The Best Final Table We Won’t See

by , Jun 11, 2008 | 3:42 pm

Event #18 is the No-Limit 2-7 Draw Lowball w/Rebuys tournament. The field was small with only 85 competitors, but those few people managed to rebuy 272 times and create a $1,036,035 prize pool to be divided between the top 14 finishers.

Today, the third day of the event, the final table is underway. Check out this line-up:

Seat 1: Jeffrey Lisandro (Salerno, Italy) 461,000
Seat 2: Mike Matusow (Las Vegas, Nevada) 520,000
Seat 3: Tom Schneider (Scottsdale, Arizona) 162,000
Seat 4: Erick Lindgren (Las Vegas, Nevada) 1,104,000
Seat 5: Barry Greenstein (Rancho Palos Verdes, California) 541,000
Seat 6: Tony ‘G’ Guoga (Melbourne, Australia) 394,000
Seat 7: David Benyamine (Las Vegas, Nevada) 410,000

Here’s the kicker. Hardly anyone can see it.

The table is being held on a table NEXT to the ESPN stage. The rail is insane, four- or five-people deep, and those people are frustrated because they can’t see anything. Throw in the official WSOP media, ESPN cameras and crew, and floor staff, there’s nothing to see. Some members of the media tried to go up to the Milwaukee’s Best Lounge so we could watch from above, though that is rather uncomfortable as well, and snap a photo or two, but security instructed us to leave. Immediately.

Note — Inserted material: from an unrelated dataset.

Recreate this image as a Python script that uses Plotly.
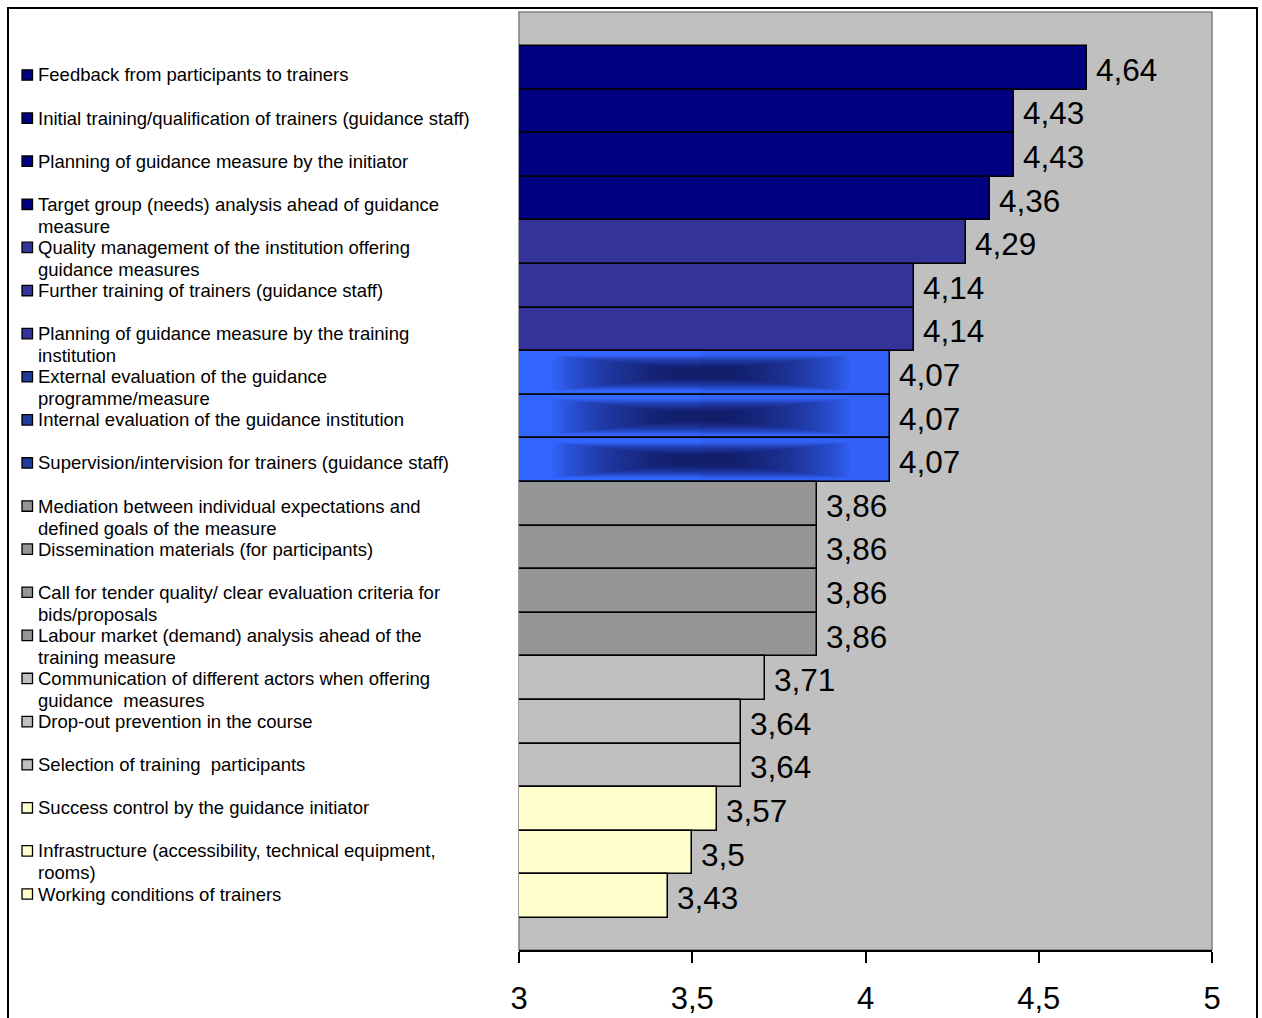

Why, I asked of some fellow media folk, is the ESPN stage empty with no other final tables running today? Why can’t move this stellar final table over there with more room for the media and lots of room for fans to take seats and watch? WHY? The Poker Shrink informed me that ESPN does not take out insurance on the stage and lounge areas if there is no final table scheduled there. There is no insurance on the area today, and evidently, no one can make a phone call to get it.

Therefore, the players are stuck in a very small space, their friends and family are having a tough time seeing the table, and those against the rail have fans breathing down their necks. The fans are annoyed that they can’t see the best final table of the WSOP so far. The non-official media is pissed at being treated rudely by the floor staff and security team – being shooed from the area and given NO explanation, leeway, or assistance.

After a few weeks of virtually no missteps on the part of Harrah’s and the WSOP, this may be one that they hear about from the players and the media.

7 Comments to “The Best Final Table We Won’t See”

  1. Kevin Mathers

    While I agree that it’s silly there’s no insurance, ESPN did record the 2004 2-7 KC Lowball tournament, but they only made it available online. How do you explain NL 2-7 draw to a casual viewer?

  2. California Jen

    Figure out a way. This is too good of a table to miss, in my opinion.

  3. DanM

    NL 2-7 single draw is so easy to understand.

    It’s like Razz, but aces are high, and flushes and straights count against you … so the best hand is 2-3-4-5-7. Two rounds of betting: once when you get your first five cards, and one after all the players draw.

    Reading your opponent is probably more critical in this game than any other — because you get so little info about your opponent’s hand.

    ***This is too good of a table to miss, in my opinion.***

    OK, OK, I’m on my way! Geesh … tell Tom to shift gears and sit on his big stack now.

  4. Kevin Mathers

    For those that want to see what a 2-7 KC Lowball table could have looked like, (2004 2-7 KC Lowball final table).

  5. Poker Shrink

    Nice coverage of the table fiasco. Thanks that leaves me open to cover what I have been waiting for: MIKEY WINS!!

  6. DanM

    We actually got some of it wrong … bought what Harrah’s was telling us at face value.

    More TK

  7. California Jen

    Actually, according to Boss Pauly just now, we did get it right. It was truly an insurance issue.